In the lines below, output everything from the first line through the line containing "(1317,148) -- cycle;" exactly as it is. Pictures are not part of the output.

### Data extract
>>>

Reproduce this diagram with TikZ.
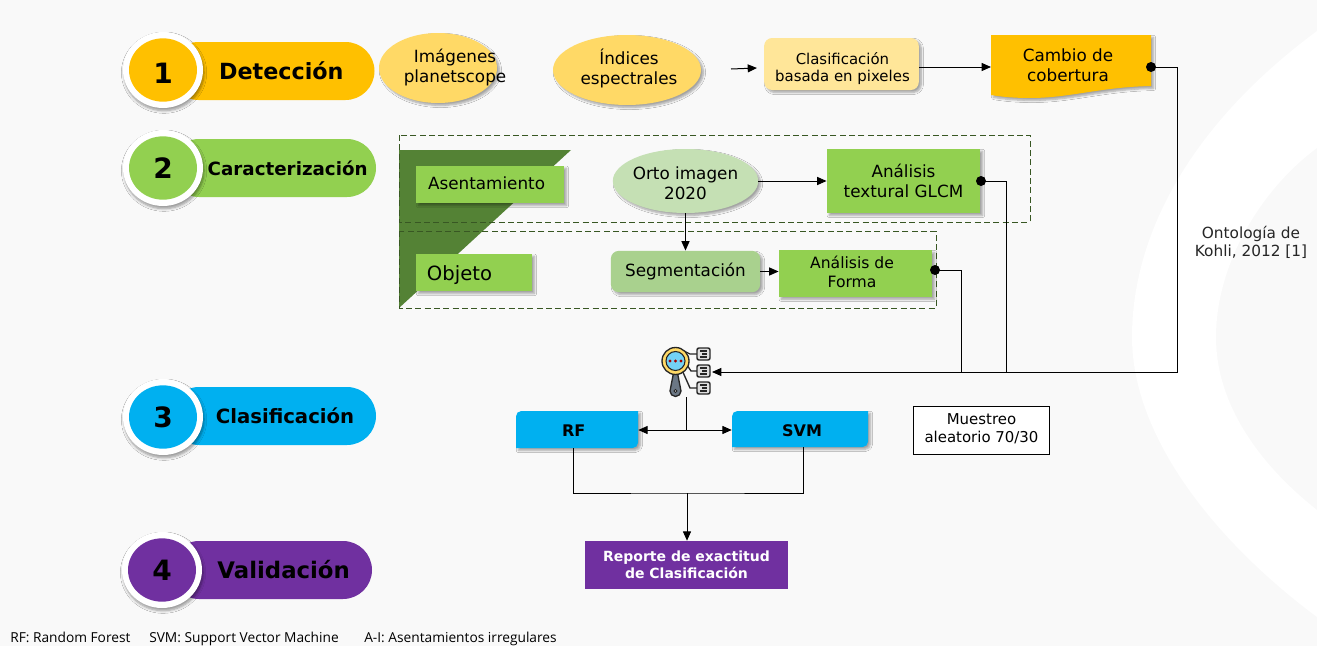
\documentclass[tikz,border=0pt]{standalone}
\usepackage{fontspec}
\setmainfont{DejaVu Sans}
\newfontfamily\footfont{Open Sans}
\usetikzlibrary{shapes.geometric,shapes.misc,shadows.blur,arrows.meta}
\definecolor{amber}{HTML}{FFC000}
\definecolor{sand}{HTML}{FFD966}
\definecolor{paleamber}{HTML}{FFE699}
\definecolor{leaf}{HTML}{92D050}
\definecolor{paleleaf}{HTML}{C5E0B4}
\definecolor{midleaf}{HTML}{A9D18E}
\definecolor{darkleaf}{HTML}{548235}
\definecolor{dashleaf}{HTML}{385723}
\definecolor{sky}{HTML}{00B0F0}
\definecolor{plum}{HTML}{7030A0}
\definecolor{backdrop}{HTML}{F9F9F9}
\definecolor{slate}{HTML}{6B7785}
\tikzset{
  softshadow/.style={blur shadow={shadow xshift=1.8pt,shadow yshift=-1.8pt,shadow blur steps=6,shadow blur radius=1.6pt,shadow opacity=35}},
  pill/.style={rounded rectangle,minimum height=43.5pt,text=black,inner sep=0pt},
  disc/.style={ellipse,fill=white,draw=none,minimum width=60pt,minimum height=57pt,blur shadow={shadow xshift=.8pt,shadow yshift=-2pt,shadow blur steps=6,shadow blur radius=2pt,shadow opacity=40}},
  dischole/.style={ellipse,minimum width=51pt,minimum height=47.5pt,inner sep=0pt,font=\fontsize{21}{21}\selectfont\bfseries},
  stepbox/.style={minimum height=#1,inner sep=0pt,align=center,softshadow},
  blob/.style={ellipse,inner sep=0pt,softshadow},
  tag/.style={align=center,inner sep=0pt,font=\fontsize{12.6}{15}\selectfont},
  smalltag/.style={align=center,inner sep=0pt,font=\fontsize{11.2}{12.75}\selectfont},
  dashzone/.style={draw=dashleaf,dash pattern=on 4.5pt off 2.5pt,line width=.6pt},
  dot/.style={circle,fill=black,inner sep=0pt,minimum size=7.5pt},
  link/.style={draw=black,line width=.75pt},
  arrowlink/.style={link,-{Triangle[length=7pt,width=6pt]}},
  footnote/.style={anchor=base west,inner sep=0pt,font=\footfont\fontsize{10.3}{12}\selectfont}
}
\begin{document}
\begin{tikzpicture}[x=.75pt,y=-.75pt]
  \useasboundingbox (0,0) rectangle (1317,646);
  % background swoosh
  \fill[backdrop] (0,0) rectangle (1317,646);
  \fill[white] (1317,31) .. controls (1190,125) and (1132,235) .. (1132,337)
     .. controls (1132,440) and (1220,545) .. (1317,617)
     -- (1317,510) .. controls (1260,465) and (1216,405) .. (1216,337)
     .. controls (1216,265) and (1260,190) .. (1317,148) -- cycle;

  % dashed zones and triangle
  \fill[darkleaf] (399,150) -- (571,150) -- (399,308) -- cycle;
  \draw[dashzone] (399,135) rectangle (1030,222);
  \draw[dashzone] (399,231) rectangle (936,308);

  % stage pills
  \node[pill,fill=amber,minimum width=153.75pt,font=\fontsize{16.7}{20}\selectfont\bfseries] (p1) at (272,71) {\hspace*{14pt}Detección};
  \node[pill,fill=leaf,minimum width=154.5pt,font=\fontsize{13.7}{18}\selectfont\bfseries] (p2) at (273,168) {\hspace*{22pt}Caracterización};
  \node[pill,fill=sky,minimum width=154.5pt,font=\fontsize{14.75}{18}\selectfont\bfseries] (p3) at (273,416) {\hspace*{18pt}Clasificación};
  \node[pill,fill=plum,minimum width=151.5pt,font=\fontsize{17.1}{20}\selectfont\bfseries] (p4) at (271,570) {\hspace*{19pt}Validación};
  \node[disc] (d1) at (163,70) {};
  \node[disc] (d2) at (163,168) {};
  \node[disc] (d3) at (163,417) {};
  \node[disc] (d4) at (162,570) {};
  \node[dischole,fill=amber,label={[inner sep=0pt,font=\fontsize{21}{21}\selectfont\bfseries,yshift=-2.2pt]center:1}] (n1) at (d1) {};
  \node[dischole,fill=leaf] (n2) at (d2) {2};
  \node[dischole,fill=sky] (n3) at (d3) {3};
  \node[dischole,fill=plum] (n4) at (d4) {4};

  % row 1
  \node[blob,fill=sand,minimum width=88.5pt,minimum height=52.5pt,label={[tag,xshift=12.75pt]center:Imágenes\\planetscope}] (imagenes) at (438,68) {};
  \node[blob,fill=sand,minimum width=111pt,minimum height=52.5pt,label={[tag,xshift=1.5pt,yshift=1.3pt]center:Índices\\espectrales}] (indices) at (627,70) {};
  \coordinate (stub) at (731,69);
  \coordinate (stubend) at (757,68);
  \node[stepbox=39pt,fill=paleamber,minimum width=116pt,rounded corners=6pt,label={[smalltag,xshift=.7pt,yshift=-3.4pt]center:Clasificación\\basada en pixeles}] (pixeles) at (841.5,64) {};
  \draw[arrowlink] (stub) -- (stubend);
  \fill[amber,softshadow] (991,35) -- (1151,35) -- (1151,86)
     .. controls (1100,87) and (1070,98) .. (1030,98)
     .. controls (1015,98) and (1003,97) .. (991,95) -- cycle;
  \node[tag] (cambio) at (1068,65) {Cambio de\\cobertura};
  \coordinate (cambiow) at (991,67);
  \draw[arrowlink] (pixeles.east |- cambiow) -- (cambiow);
  \node[dot] (dot1) at (1151,67) {};

  % row 2
  \node[stepbox=28pt,fill=leaf,minimum width=111pt,label={[tag,xshift=-2.6pt,yshift=.7pt]center:Asentamiento}] (asenta) at (490,184.5) {};
  \node[stepbox=28pt,fill=leaf,minimum width=87pt,label={[tag,font=\fontsize{14.7}{16}\selectfont,xshift=-10.9pt,yshift=-2pt]center:Objeto}] (objeto) at (474,272.5) {};
  \node[blob,fill=paleleaf,minimum width=109pt,minimum height=48pt,label={[tag,yshift=-1.5pt]center:Orto imagen\\2020}] (orto) at (685.5,181) {};
  \node[stepbox=48pt,fill=leaf,minimum width=115pt,font=\fontsize{12.6}{15}\selectfont] (textural) at (903.5,181) {Análisis\\textural GLCM};
  \node[stepbox=31pt,fill=midleaf,minimum width=112pt,rounded corners=6pt,font=\fontsize{12.6}{15}\selectfont] (segmenta) at (685.5,271.5) {Segmentación};
  \node[stepbox=35pt,fill=leaf,minimum width=115pt,label={[tag,font=\fontsize{11.7}{14.2}\selectfont,xshift=-2.6pt,yshift=1.5pt]center:Análisis de\\Forma}] (forma) at (855.5,273.5) {};
  \draw[arrowlink] (orto.east) -- (textural.west |- orto.east);
  \draw[arrowlink] (orto.south) -- (segmenta.north);
  \draw[arrowlink] (segmenta.east) -- (forma.west |- segmenta.east);
  \node[dot] (dot2) at (981,181) {};
  \node[dot] (dot3) at (935,270) {};

  % icon
  \coordinate (iconin) at (712,372);
  \coordinate (iconout) at (686,397);
  \begin{scope}[draw=black!85,line width=1pt]
    \draw (684,351) -- (690,354) -- (697,354) (687,365) -- (691,371) -- (697,371) (682,370) -- (690,388) -- (697,388);
    \fill[slate,draw=black!85] (673.5,373) -- (677.5,373) -- (681,391) arc (0:180:5.5) -- cycle;
    \fill[white,draw=black!85,line width=.7pt] (675.5,391) circle (1.5);
    \draw[fill=sand] (675.5,361) circle (13.5);
    \draw[fill=cyan!55,line width=.8pt] (675.5,361) circle (9.5);
    \foreach \dotx in {670,675.5,681}
      \fill[red!65!black] (\dotx,361) circle (1.6);
    \foreach \docy in {354,371,388} {
      \draw[fill=black!12,rounded corners=1.5pt,line width=1.1pt] (697,\docy-6) rectangle (710,\docy+6);
      \draw[line width=.8pt] (700,\docy-3) -- (707,\docy-3) (702,\docy) -- (707,\docy) (700,\docy+3) -- (707,\docy+3);
    }
  \end{scope}

  % row 3
  \fill[sky,softshadow] (516,448) [rounded corners=4pt] -- (516,411) [sharp corners] -- (638,411) [rounded corners=4pt] -- (638,448) [sharp corners] -- cycle;
  \fill[sky,softshadow] (732,447) [rounded corners=4pt] -- (732,411) [sharp corners] -- (868,411) [rounded corners=4pt] -- (868,447) [sharp corners] -- cycle;
  \node[minimum width=91.5pt,minimum height=28pt,inner sep=0pt,font=\fontsize{12}{14}\selectfont\bfseries] (rf) at (577,431) {RF\hspace*{5pt}};
  \node[minimum width=102pt,minimum height=27pt,inner sep=0pt,font=\fontsize{12}{14}\selectfont\bfseries] (svm) at (800,431) {\hspace*{3pt}SVM};
  \node[draw=black,fill=white,line width=.6pt,minimum width=102.5pt,minimum height=36.5pt,inner sep=0pt,label={[smalltag,font=\fontsize{11.2}{13.5}\selectfont,yshift=1.5pt]center:Muestreo\\aleatorio 70/30}] (muestreo) at (981.5,430.5) {};
  \node[inner sep=0pt,align=center,text=black!85,font=\fontsize{11.5}{13.5}\selectfont] (ontologia) at (1251,242) {Ontología de\\Kohli, 2012 [1]};
  \coordinate (split) at (686,430);
  \draw[link,{Triangle[length=7pt,width=6pt]}-{Triangle[length=7pt,width=6pt]}] (rf.east |- split) -- (svm.west |- split);
  \draw[link] (iconout) -- (split);

  % row 4
  \node[fill=plum,text=white,minimum width=152pt,minimum height=36pt,inner sep=0pt,align=center,font=\fontsize{10.5}{13}\selectfont\bfseries] (reporte) at (686.5,565) {Reporte de exactitud\\de Clasificación};
  \coordinate (rfdown) at (573,448);
  \coordinate (svmdown) at (803,447);
  \coordinate (join) at (687,493);
  \draw[link] (rfdown) |- (join) -| (svmdown);
  \draw[arrowlink] (join) -- (reporte.north -| join);

  % merge lines
  \draw[link] (dot1.center) -| (1177,372) -- (1006,372);
  \draw[link] (dot2.center) -| (1006,372);
  \draw[link] (dot3.center) -| (961,372);
  \draw[arrowlink] (1177,372) -- (iconin);

  % footer
  \node[footnote] (fnrf) at (10,642) {RF: Random Forest};
  \node[footnote] (fnsvm) at (149,642) {SVM: Support Vector Machine};
  \node[footnote] (fnai) at (364,642) {A-I: Asentamientos irregulares};
\end{tikzpicture}
\end{document}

<<<

### Answer to the task
Reproduce this diagram with TikZ.
\documentclass[tikz,border=0pt]{standalone}
\usepackage{fontspec}
\setmainfont{DejaVu Sans}
\newfontfamily\footfont{Open Sans}
\usetikzlibrary{shapes.geometric,shapes.misc,shadows.blur,arrows.meta}
\definecolor{amber}{HTML}{FFC000}
\definecolor{sand}{HTML}{FFD966}
\definecolor{paleamber}{HTML}{FFE699}
\definecolor{leaf}{HTML}{92D050}
\definecolor{paleleaf}{HTML}{C5E0B4}
\definecolor{midleaf}{HTML}{A9D18E}
\definecolor{darkleaf}{HTML}{548235}
\definecolor{dashleaf}{HTML}{385723}
\definecolor{sky}{HTML}{00B0F0}
\definecolor{plum}{HTML}{7030A0}
\definecolor{backdrop}{HTML}{F9F9F9}
\definecolor{slate}{HTML}{6B7785}
\tikzset{
  softshadow/.style={blur shadow={shadow xshift=1.8pt,shadow yshift=-1.8pt,shadow blur steps=6,shadow blur radius=1.6pt,shadow opacity=35}},
  pill/.style={rounded rectangle,minimum height=43.5pt,text=black,inner sep=0pt},
  disc/.style={ellipse,fill=white,draw=none,minimum width=60pt,minimum height=57pt,blur shadow={shadow xshift=.8pt,shadow yshift=-2pt,shadow blur steps=6,shadow blur radius=2pt,shadow opacity=40}},
  dischole/.style={ellipse,minimum width=51pt,minimum height=47.5pt,inner sep=0pt,font=\fontsize{21}{21}\selectfont\bfseries},
  stepbox/.style={minimum height=#1,inner sep=0pt,align=center,softshadow},
  blob/.style={ellipse,inner sep=0pt,softshadow},
  tag/.style={align=center,inner sep=0pt,font=\fontsize{12.6}{15}\selectfont},
  smalltag/.style={align=center,inner sep=0pt,font=\fontsize{11.2}{12.75}\selectfont},
  dashzone/.style={draw=dashleaf,dash pattern=on 4.5pt off 2.5pt,line width=.6pt},
  dot/.style={circle,fill=black,inner sep=0pt,minimum size=7.5pt},
  link/.style={draw=black,line width=.75pt},
  arrowlink/.style={link,-{Triangle[length=7pt,width=6pt]}},
  footnote/.style={anchor=base west,inner sep=0pt,font=\footfont\fontsize{10.3}{12}\selectfont}
}
\begin{document}
\begin{tikzpicture}[x=.75pt,y=-.75pt]
  \useasboundingbox (0,0) rectangle (1317,646);
  % background swoosh
  \fill[backdrop] (0,0) rectangle (1317,646);
  \fill[white] (1317,31) .. controls (1190,125) and (1132,235) .. (1132,337)
     .. controls (1132,440) and (1220,545) .. (1317,617)
     -- (1317,510) .. controls (1260,465) and (1216,405) .. (1216,337)
     .. controls (1216,265) and (1260,190) .. (1317,148) -- cycle;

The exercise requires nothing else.